If Bob Donnelly's 1949 Anglia could talk it would surely ask the question, "What took you guys so long?"
Donnelly's freshly built hot rod was one of the many vehicles with a great story to tell on display last weekend at Piston Ring's 40th annual World of Wheels car show.
"This car has been in our family since 1954," Donnelly said. "My uncle, Lazare, from St. Lazare, Manitoba, owned Fouillard Chevrolet, Olds, Pontiac back in the '50s and he took this car in on trade back in 1954. He kept it until 1958 before selling it to a local farmer and, in 1962, that same farmer needed two tractor tires but had no money so he traded the car back to my uncle."
The Anglia ultimately wound up in a field behind his uncle's house and remained there until 1990 when Donnelly, who had been bugging his uncle since he was about 12 years old to get the car, received a call from his cousin to come and get it before it was crushed.
"My nephew, Pat Donnelly, was eight at the time and came with me to pick up the car," Donnelly recalled. "He was here at the show with his two sons and he's 32 years old now."

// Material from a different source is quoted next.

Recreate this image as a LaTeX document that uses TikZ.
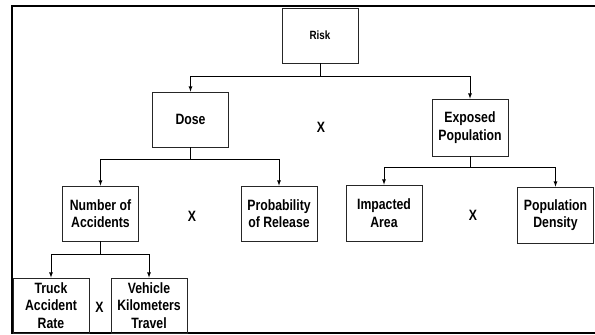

Donnelly and his nephew towed the car home, where it sat behind his shop until 1997. Over the years, he worked on the car in his spare time, building a frame and collecting parts.
But the project really took off a couple of years ago when Dale Loewen and his capable crew from SanDale Fabrication near Grande Pointe began work on the total transformation of this car from an economy-minded four-cylinder grocery-getter into the totally radical custom "gasser" that drew crowds at the RBC Convention Centre Winnipeg all weekend long.
The puny 1.17-litre flathead engine is long gone, replaced with a 425-horsepower small-block Ford V-8 engine stroked to 347 cubic inches. In fact, other than the body, which has been painted Colorado Red, very little of the original car remains.
"We finished the car just in time for the show, and I just can't say enough about the fantastic job Dale and his crew at SanDale did," Donnelly said. "They were the best guys to work with. They totally listened to what I wanted and I couldn't be happier with the results."
While cars such as Donnelly's Anglia may represent the old-school style, staying fairly true in design to the classic drag-strip cruisers that were popular in the 1960s and '70s, a few new trends also emerged at this year's show.
Joe Perks of Dirtmafia Motorsports displayed his latest creation, a wild-looking 2002 Chevrolet Silverado that he has masterfully morphed into a pre-runner truck complete with a long-travel suspension, a boxed frame and fibreglass fenders and hood.
Pre-runner trucks take performance and styling cues from the trophy trucks raced in the desert while retaining the ability to be street-driven. If you ask me, the truck Perks built is the perfect answer to Winnipeg's pothole problem. Keep an eye out for more cool rides from Perks. His passion for these neat trucks is surely contagious.
Due to the construction currently taking place at the convention centre, floor space for the World of Wheels was a bit smaller than previous years. But show chairman Bob Chubala took it all in stride and reported that attendance was better than ever.
"We gotta get small to get big," said Chubala of the ongoing expansion of the convention centre and the bright future World of Wheels has when the work is completed.
"Looking forward, we're hoping to be the first event at the new convention centre in 2016 and expect to double the amount of vehicles on display."
While the weather may not be onside yet, there's no denying locals are poised for another great year of showing and shining, and we have Piston Ring's World of Wheels to thank for getting our motors running.
"It's a great hobby filled with great people, and I think we really hit a home run with our 40th anniversary show," Chubala said.